**REQUIRED TASK**
List every line in this data where the string "that" occurs.
——————
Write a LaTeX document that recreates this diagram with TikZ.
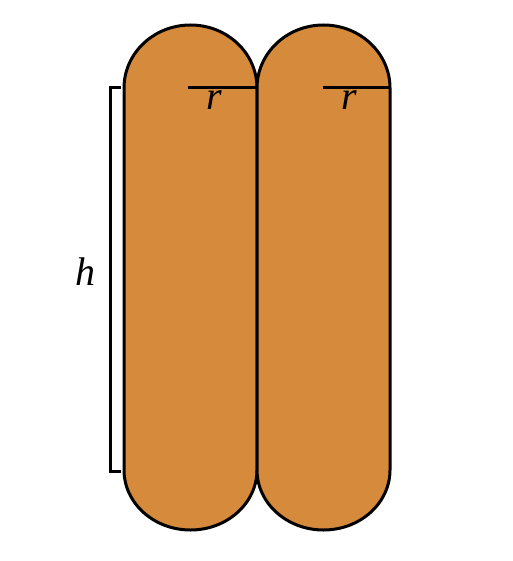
\documentclass[tikz,border=0pt]{standalone}
\usepackage{fontspec}
\setmainfont{Liberation Serif}
\begin{document}
\begin{tikzpicture}[x=1pt,y=-1pt,
  capsule/.style={fill=capfill,draw=black,line width=3pt},
  mark line/.style={draw=black,line width=3pt},
  lab/.style={font=\fontsize{40}{42}\selectfont\itshape,anchor=base,inner sep=0pt}]
\definecolor{capfill}{RGB}{213,138,60}
\useasboundingbox (0,0) rectangle (512,561);
% left capsule
\draw[capsule] (124,88) arc[start angle=180,end angle=360,x radius=66.5,y radius=63]
  -- (257,470) arc[start angle=0,end angle=-180,x radius=66.5,y radius=-60] -- cycle;
% right capsule
\draw[capsule] (257,88) arc[start angle=180,end angle=360,x radius=66.5,y radius=63]
  -- (390,470) arc[start angle=0,end angle=-180,x radius=66.5,y radius=-60] -- cycle;
% radii
\coordinate (ra1) at (188,88); \coordinate (rb1) at (257,88);
\coordinate (ra2) at (323,88); \coordinate (rb2) at (390,88);
\draw[mark line] (ra1) -- (rb1);
\draw[mark line] (ra2) -- (rb2);
\node[lab] (r1) at (214,110) {r};
\node[lab] (r2) at (349,110) {r};
% height bracket
\coordinate (bt) at (121,88); \coordinate (bb) at (121,471);
\draw[mark line] (bt) -| (110,471) -- (bb);
\node[lab] (h) at (85,285) {h};
\end{tikzpicture}
\end{document}
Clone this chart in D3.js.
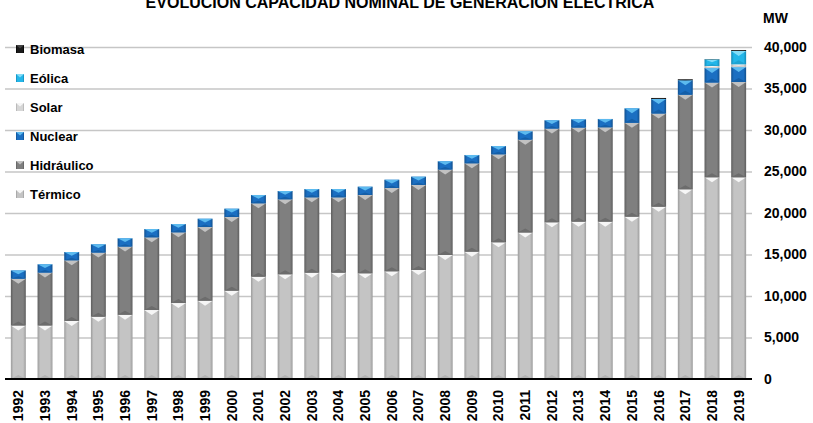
<!DOCTYPE html>
<html>
<head>
<meta charset="utf-8">
<script src="https://cdn.jsdelivr.net/npm/d3@7"></script>
<style>
body { margin: 0; background: #fff; }
svg text { font-family: "Liberation Sans", Arial, sans-serif; font-weight: bold; fill: #000; }
</style>
</head>
<body>
<div id="chart"></div>
<script>
//years on the x axis
var years = ["1992","1993","1994","1995","1996","1997","1998","1999","2000","2001",
  "2002","2003","2004","2005","2006","2007","2008","2009","2010","2011",
  "2012","2013","2014","2015","2016","2017","2018","2019"];

//installed capacity per source, MW
var termico = [6450,6450,7000,7510,7730,8310,9150,9430,10640,12330,
  12610,12810,12810,12730,12970,13130,14940,15340,16470,17650,
  18880,18960,18960,19560,20760,22850,24300,24300];
var hidraulico = [5630,6370,7300,7720,8220,8760,8520,8880,8880,8840,
  9040,9080,9080,9440,10040,10250,10290,10650,10600,11190,
  11290,11330,11370,11300,11230,11400,11420,11480];
var nuclear = [1000,1000,1000,1000,1000,1000,1000,1000,1000,1000,
  1000,1000,1000,1000,1000,1000,1000,1000,1000,1000,
  1000,1000,1000,1750,1750,1750,1750,1800];
var solar = [0,0,0,0,0,0,0,0,0,0,
  0,0,0,0,0,0,0,0,0,0,
  0,0,0,0,0,0,240,350];
var eolica = [0,0,0,0,0,0,0,0,0,0,
  0,0,0,0,0,0,0,0,0,0,
  0,0,0,0,0,0,800,1600];
var biomasa = [0,0,0,0,0,0,0,0,0,0,
  0,0,0,0,0,0,0,0,0,0,
  0,0,0,0,120,110,30,110];

var yTicks = [0,5000,10000,15000,20000,25000,30000,35000,40000];

//series names, bottom of the stack first
var keys = ["Térmico","Hidráulico","Nuclear","Solar","Eólica","Biomasa"];

//colours: body, side edge, top bevel, bottom bevel
var colours = {
  "Térmico":    ["#c4c4c4", "#9c9c9c", "#f6f6f6", "#b2b2b2"],
  "Hidráulico": ["#7f7f7f", "#5e5e5e", "#c2c2c2", "#6c6c6c"],
  "Nuclear":    ["#1b6fc2", "#11508e", "#5cbaef", "#155fa8"],
  "Solar":      ["#d6d6d6", "#adadad", "#f6f6f6", "#c4c4c4"],
  "Eólica":     ["#23b6e9", "#168ab6", "#82dcf8", "#1ea3d2"],
  "Biomasa":    ["#1a1a1a", "#000000", "#444444", "#111111"]
};

//builds the table that d3.stack wants
var table = years.map(function(year, i) {
  return { year: year, "Térmico": termico[i], "Hidráulico": hidraulico[i], "Nuclear": nuclear[i],
    "Solar": solar[i], "Eólica": eolica[i], "Biomasa": biomasa[i] };
});

var width = 813, height = 423;
var svg = d3.select("#chart").append("svg").attr("width", width).attr("height", height);

var x = d3.scaleBand().domain(years).range([5, 752]).paddingInner(0.44).paddingOuter(0.22);
var y = d3.scaleLinear().domain([0, 40000]).range([379, 47]);

//gradients giving the bars their bevelled sides
var defs = svg.append("defs");
keys.forEach(function(key, k) {
  var grad = defs.append("linearGradient").attr("id", "g" + k).attr("x1", 0).attr("x2", 1).attr("y1", 0).attr("y2", 0);
  grad.append("stop").attr("offset", 0).attr("stop-color", colours[key][1]);
  grad.append("stop").attr("offset", 0.18).attr("stop-color", colours[key][0]);
  grad.append("stop").attr("offset", 0.82).attr("stop-color", colours[key][0]);
  grad.append("stop").attr("offset", 1).attr("stop-color", colours[key][1]);
});

//gridlines
svg.append("g")
  .attr("transform", "translate(5,0)")
  .call(d3.axisRight(y).tickValues(yTicks.slice(1)).tickSize(747).tickFormat(""))
  .call(function(g) { g.select(".domain").remove(); })
  .selectAll("line").attr("stroke", "#c6c6c6").attr("stroke-width", 1.6);

//right axis labels
svg.append("g")
  .attr("transform", "translate(752,0)")
  .call(d3.axisRight(y).tickValues(yTicks).tickSize(0).tickPadding(12).tickFormat(d3.format(",")))
  .call(function(g) { g.select(".domain").remove(); })
  .selectAll("text").style("font-size", "14px");

svg.append("text").attr("x", 763).attr("y", 23).style("font-size", "14px").text("MW");

//stacked bars
var stacked = d3.stack().keys(keys)(table);

var layers = svg.append("g").selectAll("g")
  .data(stacked)
  .enter().append("g");

var segs = layers.selectAll("g")
  .data(function(layer, k) {
    return layer.map(function(d) { return { k: k, key: layer.key, year: d.data.year, y0: d[0], y1: d[1] }; })
      .filter(function(d) { return d.y1 > d.y0; });
  })
  .enter().append("g");

segs.append("rect")
  .attr("x", function(d) { return x(d.year); })
  .attr("width", x.bandwidth())
  .attr("y", function(d) { return y(d.y1); })
  .attr("height", function(d) { return y(d.y0) - y(d.y1); })
  .attr("fill", function(d) { return "url(#g" + d.k + ")"; });

//top bevel triangle
segs.append("path")
  .attr("d", function(d) {
    var x0 = x(d.year), w = x.bandwidth(), top = y(d.y1);
    var th = Math.min(5, (y(d.y0) - top) * 0.45);
    return "M" + x0 + "," + top + "L" + (x0 + w) + "," + top + "L" + (x0 + w / 2) + "," + (top + th) + "Z";
  })
  .attr("fill", function(d) { return colours[d.key][2]; });

//bottom bevel triangle
segs.append("path")
  .attr("d", function(d) {
    var x0 = x(d.year), w = x.bandwidth(), bot = y(d.y0);
    var th = Math.min(4, (bot - y(d.y1)) * 0.3);
    return "M" + x0 + "," + bot + "L" + (x0 + w) + "," + bot + "L" + (x0 + w / 2) + "," + (bot - th) + "Z";
  })
  .attr("fill", function(d) { return colours[d.key][3]; });

//x axis with rotated years
var xAxis = svg.append("g")
  .attr("transform", "translate(0,379)")
  .call(d3.axisBottom(x).tickSize(0));
xAxis.select(".domain").remove();
xAxis.selectAll("text")
  .attr("x", -11).attr("y", 0).attr("dy", "0.35em")
  .attr("transform", "rotate(-90)")
  .style("text-anchor", "end")
  .style("font-size", "14px");

svg.append("line").attr("x1", 5).attr("x2", 752).attr("y1", 379).attr("y2", 379)
  .attr("stroke", "#000").attr("stroke-width", 2);

//legend, top entry is the last series
var legend = svg.append("g").selectAll("g")
  .data(keys.slice().reverse())
  .enter().append("g")
  .attr("transform", function(d, i) { return "translate(16," + (49 + i * 29) + ")"; });

legend.append("rect")
  .attr("x", 0).attr("y", -4).attr("width", 8).attr("height", 8)
  .attr("fill", function(d) { return "url(#g" + keys.indexOf(d) + ")"; });
legend.append("path")
  .attr("d", "M0,-4L8,-4L4,-0.5Z")
  .attr("fill", function(d) { return colours[d][2]; });
legend.append("text")
  .attr("x", 14).attr("dy", "0.35em")
  .style("font-size", "13px")
  .text(function(d) { return d; });

//title, partly cut off at the top like the original
svg.append("text")
  .attr("x", 400).attr("y", 8)
  .attr("text-anchor", "middle")
  .style("font-size", "16px")
  .text("EVOLUCIÓN CAPACIDAD NOMINAL DE GENERACIÓN ELÉCTRICA");
</script>
</body>
</html>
——————
**OUTPUT FOR THIS EXERCISE**
Write a LaTeX document that recreates this diagram with TikZ.
//builds the table that d3.stack wants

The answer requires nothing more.